Ben and I went camping for an afternoon yesterday, hauling our trailer an hour and a half into the mountains so that he could fish and I could read and sit by the river and watch Taz play.
I was feeling sorry for myself when we arrived, sad about a number of things that haven't been going right in my life, unable to be grateful for all the things that are going right. I cried and then went to sit on a rock in the river, allowing the sound of the water rushing over the rocks, and the coolness of the breeze to soothe my troubled thoughts. I wrote the previous post on the way home, feeling relieved and unburdened by five hours in the mountains.

Our new trailer

Australian Shepherd Water Dog

Just a comparison from 2004...Casey Dog and Shy Dog. Think Casey and Taz are related?

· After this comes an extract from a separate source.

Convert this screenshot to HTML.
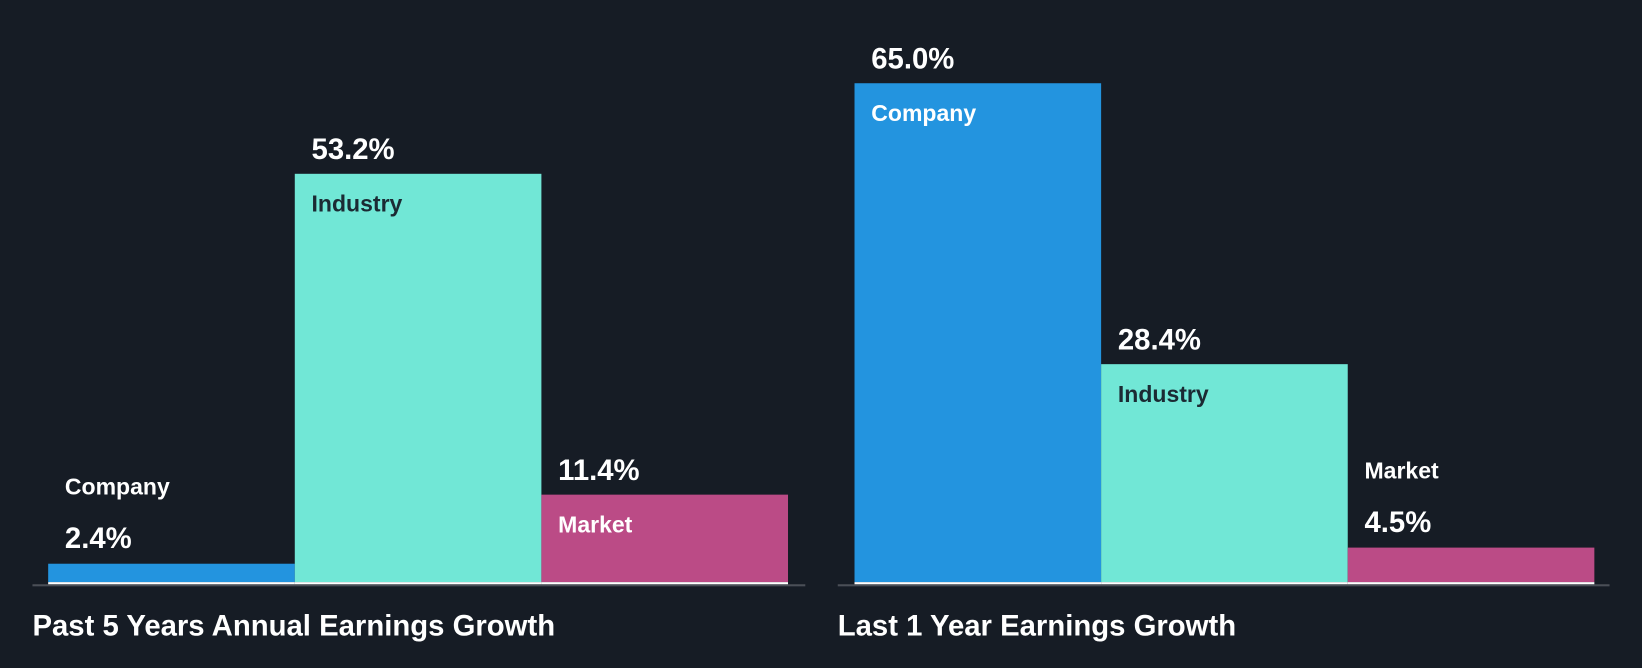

Experimenting with exposure - my healing

Ben's healing

Ben gets his fishing dog

Jay. do you know what this is. It's a trumpet shape.

I choose not to be ruled by a number

The Enneagram is a system used to determine personality types, numbers one through nine used to describe each type. According to the Enneagram I'm a number four, although I have not extensively researched this conclusion. It's somewhat similar to Hippocrates four temperaments, sanguine, choleric, melancholic, or phlegmatic. According to Wikipedia "he mapped them to a matrix of hot/cold and dry/wet taken from the four elements. There could also be a balance between the qualities, yielding a total of nine temperaments."
It may be a different system, but the conclusion is the same. We are ruled by our personality types.
As for fours, they are said to be prone to envy.
I can flip from gratitude to envy in the time it takes me to open Facebook and scan the triumphs of friends from the east coast to the west coast.
As quickly as I can say, "thank you, God, for all my blessings," I can deescalate into sorrow that I'm not on a multi-generational family camping trip at a pristine lake in the Rockies depicted in photos on Facebook, holding a grandbaby (the one that gets me the quickest), or on a trip to the Caribbean (my cousins). I just know I'm going to get to see photos of their trip!
Facebook is about family and friends and photos and all the good things, but also some not so good. A friend posted a photo of his beloved wife who drowned in the Wenatchee River three years ago today. He is blessed with a daughter and one granddaughter who his wife will never see. How dare I succumb to envy for the things I don't have in the face of that.
There's no sense in it, unless I'm truly living up to my personality type.
But given my belief that we can all change, I refuse to be ruled by the dark side of my personality.
Envy will ruin a good day faster than a flashflood and I choose not to be ruled by a number.